Collected data –
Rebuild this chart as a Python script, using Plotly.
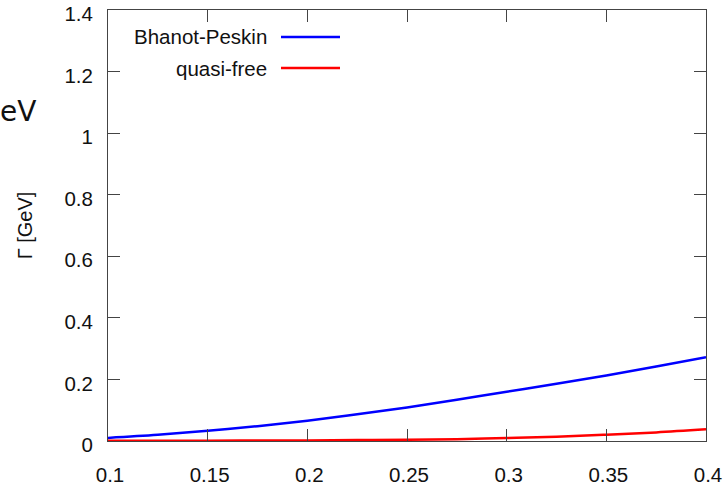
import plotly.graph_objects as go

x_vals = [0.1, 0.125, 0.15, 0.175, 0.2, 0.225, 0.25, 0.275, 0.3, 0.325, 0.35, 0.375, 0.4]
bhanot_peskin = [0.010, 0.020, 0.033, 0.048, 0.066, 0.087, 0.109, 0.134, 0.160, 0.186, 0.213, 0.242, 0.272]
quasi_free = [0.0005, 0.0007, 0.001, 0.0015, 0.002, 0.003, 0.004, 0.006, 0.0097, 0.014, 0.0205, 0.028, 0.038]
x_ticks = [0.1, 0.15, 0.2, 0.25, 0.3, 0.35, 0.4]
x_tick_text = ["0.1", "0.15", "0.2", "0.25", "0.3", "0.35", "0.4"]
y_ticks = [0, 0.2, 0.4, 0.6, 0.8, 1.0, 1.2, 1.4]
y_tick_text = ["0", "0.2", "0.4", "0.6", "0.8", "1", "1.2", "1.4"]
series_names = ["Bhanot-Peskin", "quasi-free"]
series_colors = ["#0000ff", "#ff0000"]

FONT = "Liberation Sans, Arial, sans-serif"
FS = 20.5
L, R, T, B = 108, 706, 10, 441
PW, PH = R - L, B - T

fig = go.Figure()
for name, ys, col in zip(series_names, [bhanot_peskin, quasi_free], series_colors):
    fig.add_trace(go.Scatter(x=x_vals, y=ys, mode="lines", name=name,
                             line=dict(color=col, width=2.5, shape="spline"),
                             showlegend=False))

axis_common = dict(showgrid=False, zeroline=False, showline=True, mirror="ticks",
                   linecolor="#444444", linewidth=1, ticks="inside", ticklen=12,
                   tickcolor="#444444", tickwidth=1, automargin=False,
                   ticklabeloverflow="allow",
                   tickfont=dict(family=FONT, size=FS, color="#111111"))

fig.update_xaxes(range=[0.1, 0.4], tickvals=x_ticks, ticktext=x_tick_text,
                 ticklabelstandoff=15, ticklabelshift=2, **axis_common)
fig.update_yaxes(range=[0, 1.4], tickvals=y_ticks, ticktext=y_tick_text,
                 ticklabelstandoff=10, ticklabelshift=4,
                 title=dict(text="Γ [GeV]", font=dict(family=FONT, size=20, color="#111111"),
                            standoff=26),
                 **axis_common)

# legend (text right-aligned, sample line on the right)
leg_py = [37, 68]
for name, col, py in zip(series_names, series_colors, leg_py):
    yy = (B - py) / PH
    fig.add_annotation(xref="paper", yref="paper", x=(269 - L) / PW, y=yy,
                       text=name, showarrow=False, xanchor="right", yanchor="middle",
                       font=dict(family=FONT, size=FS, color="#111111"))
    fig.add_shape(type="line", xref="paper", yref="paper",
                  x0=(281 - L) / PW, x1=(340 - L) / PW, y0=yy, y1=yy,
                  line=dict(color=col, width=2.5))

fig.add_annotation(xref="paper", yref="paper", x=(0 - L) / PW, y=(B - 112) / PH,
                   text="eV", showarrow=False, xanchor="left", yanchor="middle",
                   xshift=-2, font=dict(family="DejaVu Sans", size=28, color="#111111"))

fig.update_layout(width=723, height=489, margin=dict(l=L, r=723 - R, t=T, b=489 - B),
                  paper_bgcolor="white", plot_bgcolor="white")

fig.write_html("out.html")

Your goal –
Leave out the pictures. Transcribe only the lines above, from the first through the one that contains "import plotly.graph_objects as go".

Response to this exercise –
Rebuild this chart as a Python script, using Plotly.
import plotly.graph_objects as go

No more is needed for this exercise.